Mr. Roy's Watauga County home, built as he told us in 1992, includes two lots in Greystone, amounting to a total (re)assessed value of $776,900 (here and here). If Jim Deal and those horrible tax-and-spend Democrats keep the tax rate where it's been, Mr. Roy would owe approximately $2,952 on his Watauga County properties. Which turns out to be an actual bargain when compared to the OTHER place Mr. Roy owns property, Lee County, Florida, and the town of Bonita Springs, where Mr. Roy paid a whopping $6,209.90 in property taxes last year (Lee County tax collector site is here).

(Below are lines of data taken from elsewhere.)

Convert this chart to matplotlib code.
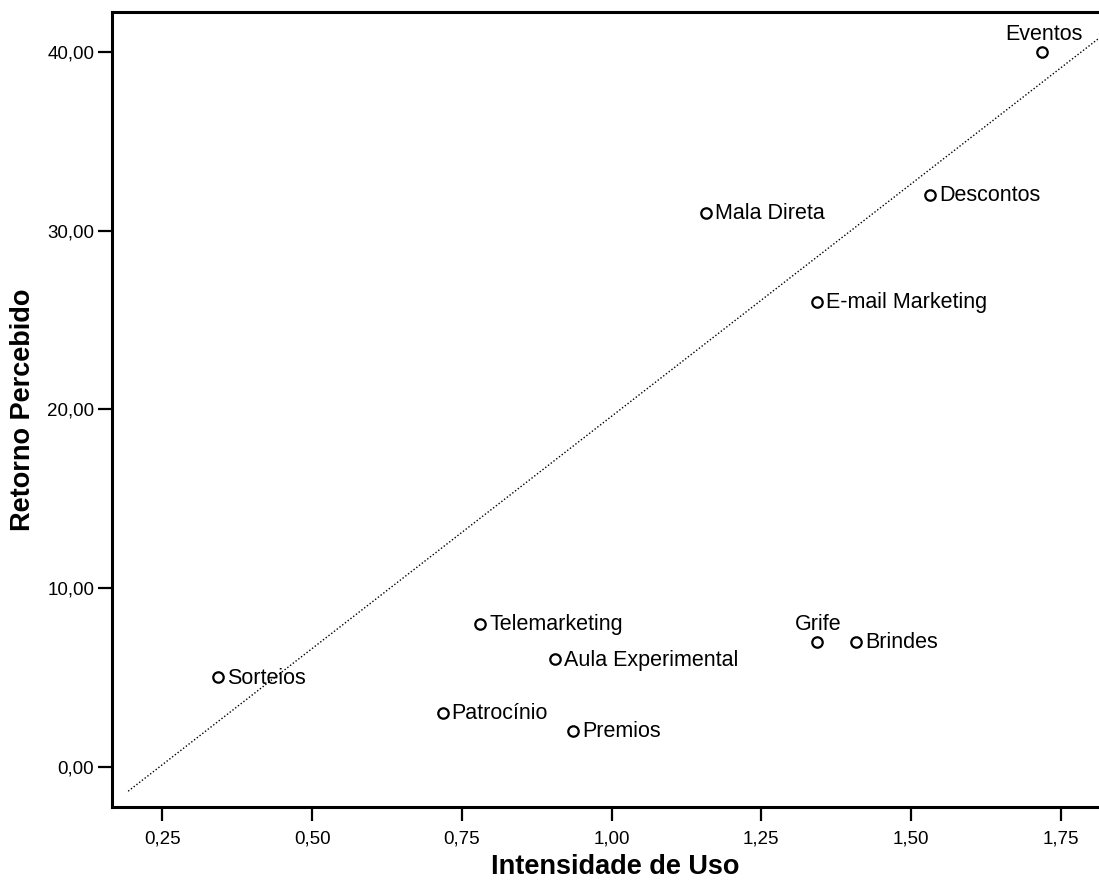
import matplotlib
matplotlib.use('Agg')
import matplotlib.pyplot as plt
import numpy as np

# values
labels = ['Eventos', 'Descontos', 'Mala Direta', 'E-mail Marketing',
          'Telemarketing', 'Aula Experimental', 'Patrocínio', 'Premios',
          'Grife', 'Brindes', 'Sorteios']
intensidade = [1.719, 1.532, 1.158, 1.343, 0.781, 0.906, 0.718, 0.936,
               1.343, 1.409, 0.343]
retorno = [40, 32, 31, 26, 8, 6, 3, 2, 7, 7, 5]
above = ['Eventos', 'Grife']

# fit line as drawn in the picture
fit_slope = 26.0
fit_intercept = -6.39
fit_x_start = 0.193

xticks = [0.25, 0.50, 0.75, 1.00, 1.25, 1.50, 1.75]
yticks = [0, 10, 20, 30, 40]

plt.rcParams['font.family'] = ['Liberation Sans', 'DejaVu Sans']

fig = plt.figure(figsize=(10.99, 8.8), dpi=100)
ax = fig.add_axes([0.1022, 0.0835, 0.9153, 0.9025])

xl = (0.1665, 1.846)
ax.set_xlim(xl)
ax.set_ylim(-2.23, 42.22)

lx = np.array([fit_x_start, xl[1]])
ax.plot(lx, fit_intercept + fit_slope * lx, color='black', lw=1.0,
        linestyle=(0, (1, 1.5)))

ax.plot(intensidade, retorno, 'o', mfc='white', mec='black', mew=1.6,
        ms=7.5, ls='none', zorder=3)

for name, x, y in zip(labels, intensidade, retorno):
    if name in above:
        ax.annotate(name, (x, y), xytext=(1, 8.5), textcoords='offset points',
                    ha='center', va='baseline', fontsize=15.5)
    else:
        ax.annotate(name, (x, y), xytext=(6.5, -0.5), textcoords='offset points',
                    ha='left', va='center', fontsize=15.5)

ax.set_xticks(xticks)
ax.set_xticklabels([f'{t:.2f}'.replace('.', ',') for t in xticks])
ax.set_yticks(yticks)
ax.set_yticklabels([f'{t:.2f}'.replace('.', ',') for t in yticks])

ax.tick_params(axis='x', length=10, width=1.6, pad=7, labelsize=13.5)
ax.tick_params(axis='y', length=10, width=1.6, pad=3, labelsize=13.5)
for s in ax.spines.values():
    s.set_linewidth(2.2)

ax.set_xlabel('Intensidade de Uso', fontsize=19.5, fontweight='bold',
              labelpad=5)
ax.set_ylabel('Retorno Percebido', fontsize=19.5, fontweight='bold',
              labelpad=8)

fig.savefig('out.png', dpi=100)
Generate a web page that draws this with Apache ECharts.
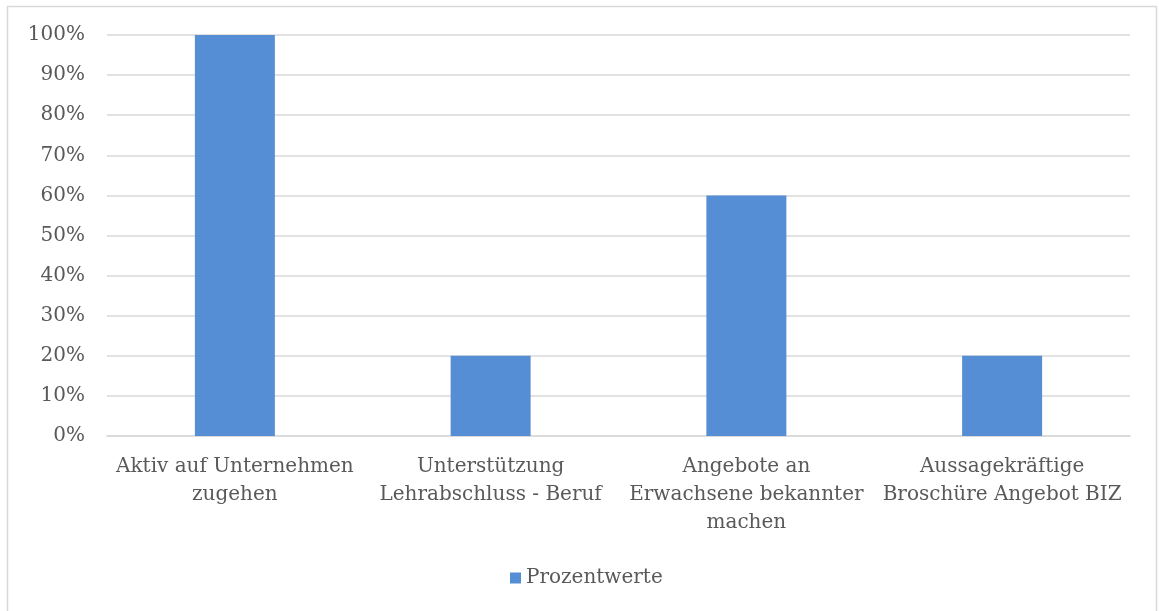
<!DOCTYPE html>
<html>
<head>
<meta charset="utf-8">
<script src="https://cdn.jsdelivr.net/npm/echarts@6/dist/echarts.min.js"></script>
<style>
  html, body { margin: 0; padding: 0; background: #fff; }
  #chart { width: 1159px; height: 611px; }
</style>
</head>
<body>
<div id="chart"></div>
<script>
// Categories (line breaks as they appear under the axis)
const categories = [
  'Aktiv auf Unternehmen\nzugehen',
  'Unterstützung\nLehrabschluss - Beruf',
  'Angebote an\nErwachsene bekannter\nmachen',
  'Aussagekräftige\nBroschüre Angebot BIZ'
];
// Share of answers, in percent
const prozentwerte = [100, 20, 60, 20];
const seriesName = 'Prozentwerte';

const FONT = '"DejaVu Serif", serif';
const TEXT = '#595959';

const chart = echarts.init(document.getElementById('chart'), null, { renderer: 'canvas' });
chart.setOption({
  animation: false,
  backgroundColor: '#fff',
  textStyle: { fontFamily: FONT, color: TEXT },
  graphic: [{
    type: 'rect',
    shape: { x: 7.5, y: 6.5, width: 1149, height: 700 },
    style: { fill: 'none', stroke: '#d9d9d9', lineWidth: 1.5 },
    silent: true
  }],
  grid: { left: 107, right: 29, top: 35, bottom: 175, containLabel: false },
  legend: {
    data: [seriesName],
    bottom: 18,
    left: 505,
    icon: 'rect',
    itemWidth: 11,
    itemHeight: 11,
    itemGap: 6,
    textStyle: { fontFamily: FONT, fontSize: 20, color: TEXT }
  },
  xAxis: {
    type: 'category',
    data: categories,
    axisLine: { show: true, lineStyle: { color: '#d9d9d9', width: 1.5 } },
    axisTick: { show: false },
    axisLabel: {
      interval: 0,
      margin: 17,
      fontFamily: FONT,
      fontSize: 20,
      color: TEXT,
      lineHeight: 28
    }
  },
  yAxis: {
    type: 'value',
    min: 0,
    max: 100,
    interval: 10,
    axisLine: { show: false },
    axisTick: { show: false },
    splitLine: { lineStyle: { color: '#d9d9d9', width: 1.5 } },
    axisLabel: {
      margin: 22,
      fontFamily: FONT,
      fontSize: 20,
      color: TEXT,
      padding: [3, 0, 0, 0],
      formatter: v => v + '%'
    }
  },
  series: [{
    name: seriesName,
    type: 'bar',
    data: prozentwerte,
    barWidth: 80,
    itemStyle: { color: '#558ed5' }
  }]
});
</script>
</body>
</html>
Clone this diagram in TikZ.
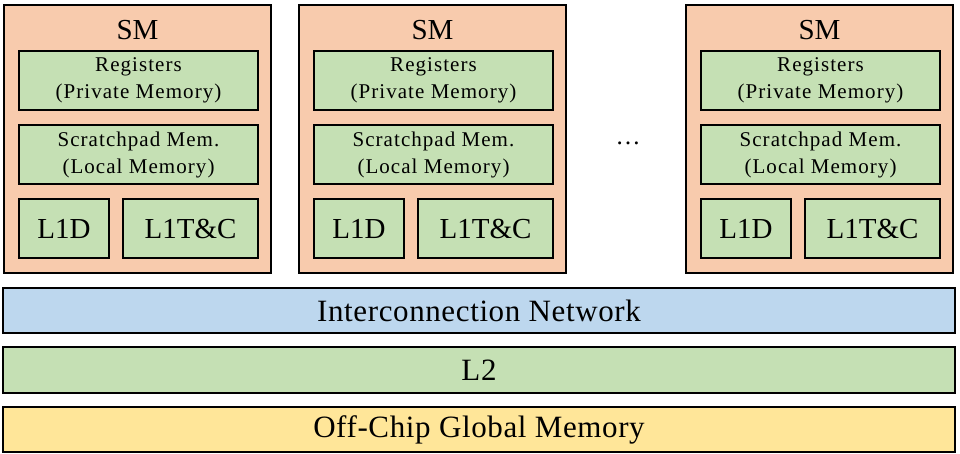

A logical question naturally presents itself: did a tax hawk like Mr. Roy raise a fuss with Lee County commissioners over his Bonita Springs tax bill? Not that we can find searching the archives at BonitaNews.com nor at the Ft. Myers News-Press site. We wondered why a "pensioner of a fixed income" wouldn't complain to his local government in Florida, where's he's paying almost three times as much in property taxes. Well, now, might it have something to do with the fact that the ENTIRE COUNTY COMMISSION in Lee County, Florida, is REPUBLICAN? Hell, even the tax collector, Cathy Curtis, is REPUBLICAN.

But Watauga County, N.C., has a new majority of Democrats on its County Commission, so Mr. Roy takes out his wrath on them.

"A pensioner of a fixed income" is also a partisan with an axe to grind.